Monday, January 31, 2011

The Space Shuttle Challenger Disaster – 25 Years On

Even though this tragic event never managed to halt America’s manned space exploration program, has the lessons learned from the Challenger disaster been heeded?


By: Ringo Bones


To us space exploration enthusiasts, January 28, 1986 seems like almost yesterday, and yet the date marking one of the tragic events in the history of America’s manned space exploration program as always has been observed in the usual low-key and solemn manner as the years go by.
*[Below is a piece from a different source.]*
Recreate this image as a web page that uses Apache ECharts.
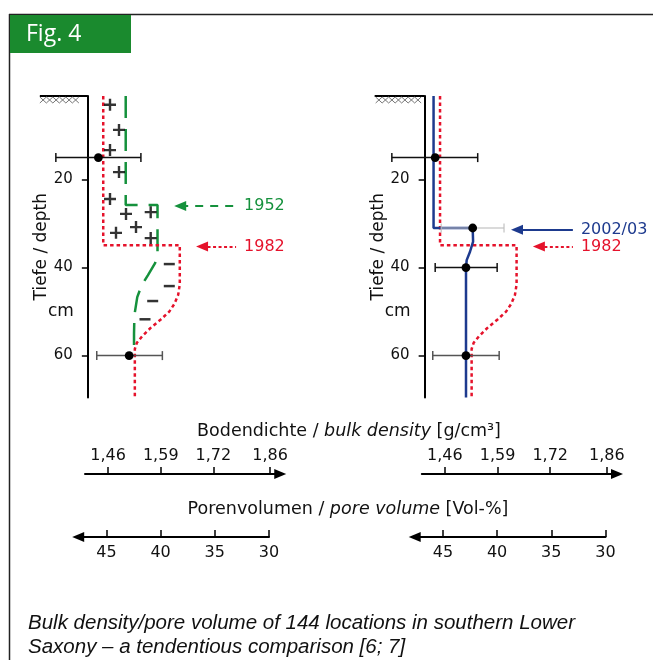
<!DOCTYPE html>
<html><head><meta charset="utf-8">
<script src="https://cdn.jsdelivr.net/npm/echarts@6/dist/echarts.min.js"></script>
<style>html,body{margin:0;padding:0;background:#fff}#c{width:653px;height:660px}</style>
</head><body><div id="c"></div>
<script>
// ---------------- data ----------------
const depthTicks = [20, 40, 60];
const densityTicks = [1.46, 1.59, 1.72, 1.86];
const densityTickLabels = ['1,46', '1,59', '1,72', '1,86'];
const poreTicks = [45, 40, 35, 30];

// [bulk density g/cm3, depth cm]
const profile1982 = [[1.448,1],[1.448,34.9],[1.637,34.9],[1.637,43.8],[1.633,46.2],[1.624,48.2],[1.611,50],[1.590,51.8],[1.565,53.7],[1.544,55.6],[1.531,57.1],[1.526,58.5],[1.526,69.5]];
const profile1952 = [[1.5035,1],[1.5035,25.8],[1.582,25.8],[1.582,37.1],[1.576,39],[1.5585,41.7],[1.543,44],[1.532,46.7],[1.525,50.8],[1.524,55],[1.524,58.7]];
const profile2002 = [[1.432,1],[1.432,31],[1.5286,31],[1.5296,34.1],[1.522,36.4],[1.5138,38.3],[1.5121,40],[1.5121,69.5]];
const plusSigns = [[1.4647,3],[1.4869,8.7],[1.4647,13.3],[1.4869,18.3],[1.4647,24.4],[1.5042,27.8],[1.5652,27.4],[1.5289,30.8],[1.4795,32.1],[1.5652,33.3]];
const minusSigns = [[1.6111,39.2],[1.6111,44.2],[1.5701,47.6],[1.5511,51.75]];
// [depth, mean, low, high]
const barsLeft = [[15,1.436,1.331,1.541],[60,1.512,1.432,1.594]];
const barsRight = [[15,1.436,1.329,1.541],[31,1.5286,1.451,1.606],[40,1.512,1.436,1.589],[60,1.512,1.430,1.594]];
// annotation arrows
const annotLeftLabels = ['1952', '1982'];
const annotRightLabels = ['2002/03', '1982'];
const annotLeftDepths = [26, 35.2];
const annotRightDepths = [31.4, 35.2];
const annotTips = [1.623, 1.677];
const annotEnd = 1.776;

// ---------------- layout ----------------
const K = 405;            // px per g/cm3
const KP = 10.84;         // px per Vol-%
const ORIG_L = 108.1, ORIG_R = 444.9;   // px of 1.46 g/cm3
const PORE_L = 106.4, PORE_R = 442.9;   // px of 45 %
const XMIN = 1.41, XMAX = 1.97;
const DMIN = 1, DMAX = 69.5, PXD = 4.4, TOP = 96;
const DAX_MIN = 1.403, DAX_MAX = 1.885;
const PAX_MAX = 47.6, PAX_MIN = 30;

const RED = '#e5122b', GREEN = '#15913c', BLUE = '#1d3a8e';
const FONT = '"DejaVu Sans", Verdana, sans-serif';

const gx = (o, v) => o + (v - 1.46) * K;
const px = (o, v) => o - (v - 45) * KP;

const grids = [
  {left: gx(ORIG_L, XMIN), top: TOP, width: (XMAX - XMIN) * K, height: (DMAX - DMIN) * PXD},
  {left: gx(ORIG_R, XMIN), top: TOP, width: (XMAX - XMIN) * K, height: (DMAX - DMIN) * PXD},
  {left: gx(ORIG_L, DAX_MIN), top: 474, width: (DAX_MAX - DAX_MIN) * K, height: 1},
  {left: gx(ORIG_R, DAX_MIN), top: 474, width: (DAX_MAX - DAX_MIN) * K, height: 1},
  {left: px(PORE_L, PAX_MAX), top: 536, width: (PAX_MAX - PAX_MIN) * KP, height: 1},
  {left: px(PORE_R, PAX_MAX), top: 536, width: (PAX_MAX - PAX_MIN) * KP, height: 1}
];

function profileX(i) {
  return {gridIndex: i, type: 'value', min: XMIN, max: XMAX, show: false};
}
function profileY(i) {
  return {
    gridIndex: i, type: 'value', inverse: true, min: DMIN, max: DMAX, position: 'left',
    name: 'Tiefe / depth', nameLocation: 'middle', nameRotate: 90, nameGap: 38,
    nameTextStyle: {fontSize: 17, fontFamily: FONT, color: '#111'},
    axisLine: {show: true, onZero: false, lineStyle: {color: '#000', width: 2}},
    axisTick: {show: true, customValues: depthTicks, length: 6, lineStyle: {color: '#000', width: 1.5}},
    axisLabel: {show: true, customValues: depthTicks, fontSize: 15, fontFamily: FONT, color: '#111', margin: 15},
    splitLine: {show: false}
  };
}
function densityAxis(i) {
  return {
    gridIndex: i, type: 'value', position: 'top', min: DAX_MIN, max: DAX_MAX,
    axisLine: {show: true, onZero: false, symbol: ['none', 'triangle'], symbolSize: [10, 12], lineStyle: {color: '#000', width: 2}},
    axisTick: {show: true, customValues: densityTicks, length: 7, lineStyle: {color: '#000', width: 1.5}},
    axisLabel: {show: true, customValues: densityTicks, fontSize: 16, fontFamily: FONT, color: '#111', margin: 10,
      formatter: v => densityTickLabels[densityTicks.findIndex(t => Math.abs(t - v) < 1e-6)] || ''},
    splitLine: {show: false}
  };
}
function poreAxis(i) {
  return {
    gridIndex: i, type: 'value', position: 'bottom', inverse: true, min: PAX_MIN, max: PAX_MAX,
    axisLine: {show: true, onZero: false, symbol: ['triangle', 'none'], symbolSize: [10, 12], lineStyle: {color: '#000', width: 2}},
    axisTick: {show: true, inside: true, customValues: poreTicks, length: 7, lineStyle: {color: '#000', width: 1.5}},
    axisLabel: {show: true, customValues: poreTicks, fontSize: 16, fontFamily: FONT, color: '#111', margin: 8},
    splitLine: {show: false}
  };
}
const hiddenY = i => ({gridIndex: i, type: 'value', show: false});

function lineSeries(grid, data, color, dash, z) {
  return {type: 'line', xAxisIndex: grid, yAxisIndex: grid, data: data, showSymbol: false, symbol: 'none',
    clip: false, z: z, silent: true,
    lineStyle: {color: color, width: 2.5, type: dash, cap: 'butt'}};
}
function barRenderer(colors) {
  return function (params, api) {
    const d = api.value(0), m = api.value(1), lo = api.value(2), hi = api.value(3);
    const pL = api.coord([lo, d]), pR = api.coord([hi, d]), pM = api.coord([m, d]);
    const c = colors[params.dataIndex];
    const st = {stroke: c, lineWidth: 1.5};
    return {type: 'group', children: [
      {type: 'line', shape: {x1: pL[0], y1: pL[1], x2: pR[0], y2: pR[1]}, style: st},
      {type: 'line', shape: {x1: pL[0], y1: pL[1] - 4.5, x2: pL[0], y2: pL[1] + 4.5}, style: st},
      {type: 'line', shape: {x1: pR[0], y1: pR[1] - 4.5, x2: pR[0], y2: pR[1] + 4.5}, style: st},
      {type: 'circle', shape: {cx: pM[0], cy: pM[1], r: 4.4}, style: {fill: '#000'}}
    ]};
  };
}
function barSeries(grid, data, colors) {
  return {type: 'custom', xAxisIndex: grid, yAxisIndex: grid, data: data, clip: false, z: 6, silent: true,
    encode: {x: [1, 2, 3], y: 0}, renderItem: barRenderer(colors)};
}
function annotSeries(grid, labels, depths, colors, dashes) {
  const s = [];
  labels.forEach((lab, i) => {
    s.push({type: 'line', xAxisIndex: grid, yAxisIndex: grid, data: [], silent: true,
      markLine: {silent: true, animation: false, symbol: ['triangle', 'none'], symbolSize: [10, 12],
        lineStyle: {color: colors[i], width: 2, type: dashes[i]},
        label: {show: true, position: 'end', distance: 8, formatter: lab, color: colors[i], fontSize: 16, fontFamily: FONT},
        emphasis: {disabled: true},
        data: [[{coord: [annotTips[i] + 0.015, depths[i]]}, {coord: [annotEnd, depths[i]]}]]}});
  });
  return s;
}
const plusPath = 'path://M4,0h2v4h4v2h-4v4h-2v-4h-4v-2h4z';
const minusPath = 'path://M0,0h10v2h-10z';

const series = [
  lineSeries(0, profile1952, GREEN, [22, 11], 2),
  lineSeries(0, profile1982, RED, [3.5, 3], 3),
  {type: 'scatter', xAxisIndex: 0, yAxisIndex: 0, data: plusSigns, symbol: plusPath, symbolSize: 12, silent: true,
    itemStyle: {color: '#000'}, z: 4},
  {type: 'scatter', xAxisIndex: 0, yAxisIndex: 0, data: minusSigns, symbol: minusPath, symbolSize: [11, 2.5], silent: true,
    itemStyle: {color: '#000'}, z: 4},
  barSeries(0, barsLeft, ['#111', '#555']),
  lineSeries(1, profile1982, RED, [3.5, 3], 3),
  lineSeries(1, profile2002, BLUE, 'solid', 4),
  barSeries(1, barsRight, ['#111', 'rgba(190,190,190,0.75)', '#111', '#555'])
].concat(
  annotSeries(0, annotLeftLabels, annotLeftDepths, [GREEN, RED], [[8, 7], [3, 2.5]]),
  annotSeries(1, annotRightLabels, annotRightDepths, [BLUE, RED], ['solid', [3, 2.5]])
);

// ---------------- decorations ----------------
function hatch(x0, x1, y) {
  const a = [], b = [];
  let k = 0;
  for (let x = x0; x <= x1 + 0.01; x += 6.5, k++) {
    a.push([x, y + (k % 2 ? 7 : 1)]);
    b.push([x, y + (k % 2 ? 1 : 7)]);
  }
  return [
    {type: 'polyline', shape: {points: a}, style: {stroke: '#777', lineWidth: 1, fill: null}},
    {type: 'polyline', shape: {points: b}, style: {stroke: '#777', lineWidth: 1, fill: null}}
  ];
}
const axL = grids[0].left, axR = grids[1].left;
const graphics = [
  {type: 'line', shape: {x1: 9, y1: 14.5, x2: 653, y2: 14.5}, style: {stroke: '#222', lineWidth: 1.5}},
  {type: 'line', shape: {x1: 9.5, y1: 14, x2: 9.5, y2: 660}, style: {stroke: '#222', lineWidth: 1.5}},
  {type: 'rect', shape: {x: 10, y: 15, width: 121, height: 38}, style: {fill: '#1a8a2e'}},
  {type: 'text', x: 26, y: 34.5, style: {text: 'Fig. 4', fill: '#fff', font: '23px "Open Sans", sans-serif', verticalAlign: 'middle'}},
  {type: 'line', shape: {x1: axL - 48, y1: TOP, x2: axL, y2: TOP}, style: {stroke: '#000', lineWidth: 2}},
  {type: 'line', shape: {x1: axR - 50, y1: TOP, x2: axR, y2: TOP}, style: {stroke: '#000', lineWidth: 2}},
  ...hatch(axL - 48, axL - 3, TOP),
  ...hatch(axR - 49, axR - 3, TOP),
  {type: 'text', x: axL - 27, y: 312, style: {text: 'cm', fill: '#111', font: '17px ' + FONT, align: 'center', verticalAlign: 'middle'}},
  {type: 'text', x: axR - 27, y: 312, style: {text: 'cm', fill: '#111', font: '17px ' + FONT, align: 'center', verticalAlign: 'middle'}},
  {type: 'text', x: 349, y: 431, style: {text: '{n|Bodendichte / }{i|bulk density}{n| [g/cm³]}', align: 'center', verticalAlign: 'middle',
    rich: {n: {fontSize: 17.5, fontFamily: FONT, fill: '#111'}, i: {fontSize: 17.5, fontFamily: FONT, fontStyle: 'italic', fill: '#111'}}}},
  {type: 'text', x: 348, y: 509, style: {text: '{n|Porenvolumen / }{i|pore volume}{n| [Vol-%]}', align: 'center', verticalAlign: 'middle',
    rich: {n: {fontSize: 17.5, fontFamily: FONT, fill: '#111'}, i: {fontSize: 17.5, fontFamily: FONT, fontStyle: 'italic', fill: '#111'}}}},
  {type: 'text', x: 28, y: 611, style: {text: 'Bulk density/pore volume of 144 locations in southern Lower\nSaxony – a tendentious comparison [6; 7]',
    font: 'italic 20.5px "Liberation Sans", Arial, sans-serif', lineHeight: 24, fill: '#111'}}
];

const chart = echarts.init(document.getElementById('c'), null, {renderer: 'canvas'});
chart.setOption({
  animation: false,
  backgroundColor: '#fff',
  grid: grids,
  xAxis: [profileX(0), profileX(1), densityAxis(2), densityAxis(3), poreAxis(4), poreAxis(5)],
  yAxis: [profileY(0), profileY(1), hiddenY(2), hiddenY(3), hiddenY(4), hiddenY(5)],
  series: series,
  graphic: graphics
});
</script>
</body></html>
As the date marking the tragic event is now 25 years behind us, it has never seemed to dampen the folks at NASA on their drive to explore humanity’s final frontier.

At 73 seconds after lift-off, it wasn’t just the tenured crew members and schoolteacher Christa McAuliffe that had perished 25 years ago, the inner drive of space enthusiasts around the world almost perished along with Challenger’s crew. The launch of the Hubble Space Telescope was delayed to the near-detriment of the now-famed space-based telescope. The Galileo spacecraft – after a long launch delay – was launched without its famed powerful rocket boosters to be launched from low-Earth-orbit deemed too dangerous in the wake of the Challenger disaster. Instead was launched via gravity assist to a circuitous path that sent it to a detour to the planet Venus before going en route to Jupiter.

Though the faulty O-Rings on the SRBs have been deemed the primary culprits of the Challenger explosion, the weak links of NASA’s Space Shuttle fleet was not given due diligence when falling chunks of insulation foam from the main fuel tanks caused the tragic break-up during re-entry of the Space Shuttle Columbia back in February 2003. Has the lessons of the Challenger disaster been heeded?

As America’s Space Shuttle fleet is slated to be retired because it has become increasingly uneconomic to operate and the myriad parts needed to operate them are too complex to guarantee the safety of the crew, NASA’s final Shuttle flight could happen this year. Nonetheless, we live in hope that something better and cheaper will replace NASA’s Space Shuttle fleet because manned space exploration is just too costly for all mankind to be discontinued.